_GIVEN REQUEST_
Skip any picture you find and retype all the remaining lines exactly.

_PROVIDED MATERIAL_
[Begin]

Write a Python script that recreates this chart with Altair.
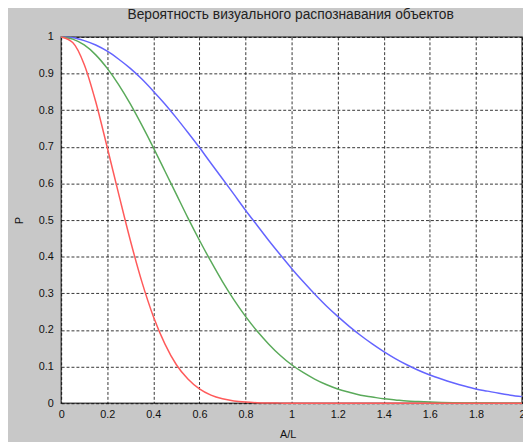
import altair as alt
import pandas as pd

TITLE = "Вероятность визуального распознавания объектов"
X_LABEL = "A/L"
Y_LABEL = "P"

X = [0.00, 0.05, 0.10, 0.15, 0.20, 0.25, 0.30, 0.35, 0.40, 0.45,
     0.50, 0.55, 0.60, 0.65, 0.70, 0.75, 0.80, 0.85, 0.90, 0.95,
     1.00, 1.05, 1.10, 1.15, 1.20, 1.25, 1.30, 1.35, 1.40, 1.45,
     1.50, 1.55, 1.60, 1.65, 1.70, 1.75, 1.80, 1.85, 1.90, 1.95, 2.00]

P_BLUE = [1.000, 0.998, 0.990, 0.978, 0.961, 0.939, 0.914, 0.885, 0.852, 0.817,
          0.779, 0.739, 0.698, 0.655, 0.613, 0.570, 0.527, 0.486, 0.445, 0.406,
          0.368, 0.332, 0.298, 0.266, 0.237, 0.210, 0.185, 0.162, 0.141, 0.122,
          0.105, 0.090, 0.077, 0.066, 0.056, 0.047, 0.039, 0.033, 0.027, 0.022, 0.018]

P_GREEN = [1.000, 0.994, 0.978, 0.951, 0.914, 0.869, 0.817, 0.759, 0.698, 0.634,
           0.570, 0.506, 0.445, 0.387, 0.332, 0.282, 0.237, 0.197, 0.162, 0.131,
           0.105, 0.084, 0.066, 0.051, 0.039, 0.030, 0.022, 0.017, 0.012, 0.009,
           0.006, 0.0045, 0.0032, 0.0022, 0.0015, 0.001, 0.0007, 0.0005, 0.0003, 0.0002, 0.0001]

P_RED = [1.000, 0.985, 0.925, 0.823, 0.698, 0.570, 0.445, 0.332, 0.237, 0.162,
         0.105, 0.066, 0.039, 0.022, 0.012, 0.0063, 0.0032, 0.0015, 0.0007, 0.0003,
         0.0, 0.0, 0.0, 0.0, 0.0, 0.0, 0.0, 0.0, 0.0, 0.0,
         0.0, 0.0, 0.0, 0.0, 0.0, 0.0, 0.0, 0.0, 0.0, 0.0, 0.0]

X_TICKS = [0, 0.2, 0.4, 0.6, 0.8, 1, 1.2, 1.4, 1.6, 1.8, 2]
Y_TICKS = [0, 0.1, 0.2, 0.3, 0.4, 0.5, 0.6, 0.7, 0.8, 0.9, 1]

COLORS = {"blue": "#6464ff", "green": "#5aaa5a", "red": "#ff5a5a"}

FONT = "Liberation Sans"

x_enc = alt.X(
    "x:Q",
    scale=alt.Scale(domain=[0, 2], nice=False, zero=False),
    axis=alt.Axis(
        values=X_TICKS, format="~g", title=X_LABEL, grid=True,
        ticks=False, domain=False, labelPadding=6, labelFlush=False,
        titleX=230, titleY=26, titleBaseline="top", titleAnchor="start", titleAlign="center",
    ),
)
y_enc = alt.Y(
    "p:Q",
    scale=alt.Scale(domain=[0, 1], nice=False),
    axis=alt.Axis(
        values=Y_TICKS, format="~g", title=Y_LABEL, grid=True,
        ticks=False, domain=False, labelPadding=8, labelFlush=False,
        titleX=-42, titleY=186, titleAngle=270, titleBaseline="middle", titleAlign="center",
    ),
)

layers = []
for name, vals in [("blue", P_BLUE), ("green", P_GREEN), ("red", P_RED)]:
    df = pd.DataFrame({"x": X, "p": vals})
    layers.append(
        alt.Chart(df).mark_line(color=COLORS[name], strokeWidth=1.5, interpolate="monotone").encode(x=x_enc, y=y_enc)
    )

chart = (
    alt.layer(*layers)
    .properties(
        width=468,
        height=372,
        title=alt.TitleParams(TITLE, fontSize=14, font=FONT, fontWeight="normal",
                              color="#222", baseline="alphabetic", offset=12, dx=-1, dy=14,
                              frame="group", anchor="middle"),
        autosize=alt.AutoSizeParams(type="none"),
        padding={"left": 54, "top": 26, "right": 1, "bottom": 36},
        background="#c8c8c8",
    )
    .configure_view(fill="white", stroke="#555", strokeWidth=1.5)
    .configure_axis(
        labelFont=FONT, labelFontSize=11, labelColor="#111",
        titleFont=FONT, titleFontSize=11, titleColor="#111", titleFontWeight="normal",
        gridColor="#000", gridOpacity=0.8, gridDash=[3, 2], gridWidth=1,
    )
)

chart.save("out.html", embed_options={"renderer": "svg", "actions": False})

[End]

_OUTPUT FOR THIS EXERCISE_
Write a Python script that recreates this chart with Altair.
import altair as alt
import pandas as pd

TITLE = "Вероятность визуального распознавания объектов"
X_LABEL = "A/L"
Y_LABEL = "P"

X = [0.00, 0.05, 0.10, 0.15, 0.20, 0.25, 0.30, 0.35, 0.40, 0.45,
     0.50, 0.55, 0.60, 0.65, 0.70, 0.75, 0.80, 0.85, 0.90, 0.95,
     1.00, 1.05, 1.10, 1.15, 1.20, 1.25, 1.30, 1.35, 1.40, 1.45,
     1.50, 1.55, 1.60, 1.65, 1.70, 1.75, 1.80, 1.85, 1.90, 1.95, 2.00]

P_BLUE = [1.000, 0.998, 0.990, 0.978, 0.961, 0.939, 0.914, 0.885, 0.852, 0.817,
          0.779, 0.739, 0.698, 0.655, 0.613, 0.570, 0.527, 0.486, 0.445, 0.406,
          0.368, 0.332, 0.298, 0.266, 0.237, 0.210, 0.185, 0.162, 0.141, 0.122,
          0.105, 0.090, 0.077, 0.066, 0.056, 0.047, 0.039, 0.033, 0.027, 0.022, 0.018]

P_GREEN = [1.000, 0.994, 0.978, 0.951, 0.914, 0.869, 0.817, 0.759, 0.698, 0.634,
           0.570, 0.506, 0.445, 0.387, 0.332, 0.282, 0.237, 0.197, 0.162, 0.131,
           0.105, 0.084, 0.066, 0.051, 0.039, 0.030, 0.022, 0.017, 0.012, 0.009,
           0.006, 0.0045, 0.0032, 0.0022, 0.0015, 0.001, 0.0007, 0.0005, 0.0003, 0.0002, 0.0001]

P_RED = [1.000, 0.985, 0.925, 0.823, 0.698, 0.570, 0.445, 0.332, 0.237, 0.162,
         0.105, 0.066, 0.039, 0.022, 0.012, 0.0063, 0.0032, 0.0015, 0.0007, 0.0003,
         0.0, 0.0, 0.0, 0.0, 0.0, 0.0, 0.0, 0.0, 0.0, 0.0,
         0.0, 0.0, 0.0, 0.0, 0.0, 0.0, 0.0, 0.0, 0.0, 0.0, 0.0]

X_TICKS = [0, 0.2, 0.4, 0.6, 0.8, 1, 1.2, 1.4, 1.6, 1.8, 2]
Y_TICKS = [0, 0.1, 0.2, 0.3, 0.4, 0.5, 0.6, 0.7, 0.8, 0.9, 1]

COLORS = {"blue": "#6464ff", "green": "#5aaa5a", "red": "#ff5a5a"}

FONT = "Liberation Sans"

x_enc = alt.X(
    "x:Q",
    scale=alt.Scale(domain=[0, 2], nice=False, zero=False),
    axis=alt.Axis(
        values=X_TICKS, format="~g", title=X_LABEL, grid=True,
        ticks=False, domain=False, labelPadding=6, labelFlush=False,
        titleX=230, titleY=26, titleBaseline="top", titleAnchor="start", titleAlign="center",
    ),
)
y_enc = alt.Y(
    "p:Q",
    scale=alt.Scale(domain=[0, 1], nice=False),
    axis=alt.Axis(
        values=Y_TICKS, format="~g", title=Y_LABEL, grid=True,
        ticks=False, domain=False, labelPadding=8, labelFlush=False,
        titleX=-42, titleY=186, titleAngle=270, titleBaseline="middle", titleAlign="center",
    ),
)

layers = []
for name, vals in [("blue", P_BLUE), ("green", P_GREEN), ("red", P_RED)]:
    df = pd.DataFrame({"x": X, "p": vals})
    layers.append(
        alt.Chart(df).mark_line(color=COLORS[name], strokeWidth=1.5, interpolate="monotone").encode(x=x_enc, y=y_enc)
    )

chart = (
    alt.layer(*layers)
    .properties(
        width=468,
        height=372,
        title=alt.TitleParams(TITLE, fontSize=14, font=FONT, fontWeight="normal",
                              color="#222", baseline="alphabetic", offset=12, dx=-1, dy=14,
                              frame="group", anchor="middle"),
        autosize=alt.AutoSizeParams(type="none"),
        padding={"left": 54, "top": 26, "right": 1, "bottom": 36},
        background="#c8c8c8",
    )
    .configure_view(fill="white", stroke="#555", strokeWidth=1.5)
    .configure_axis(
        labelFont=FONT, labelFontSize=11, labelColor="#111",
        titleFont=FONT, titleFontSize=11, titleColor="#111", titleFontWeight="normal",
        gridColor="#000", gridOpacity=0.8, gridDash=[3, 2], gridWidth=1,
    )
)

chart.save("out.html", embed_options={"renderer": "svg", "actions": False})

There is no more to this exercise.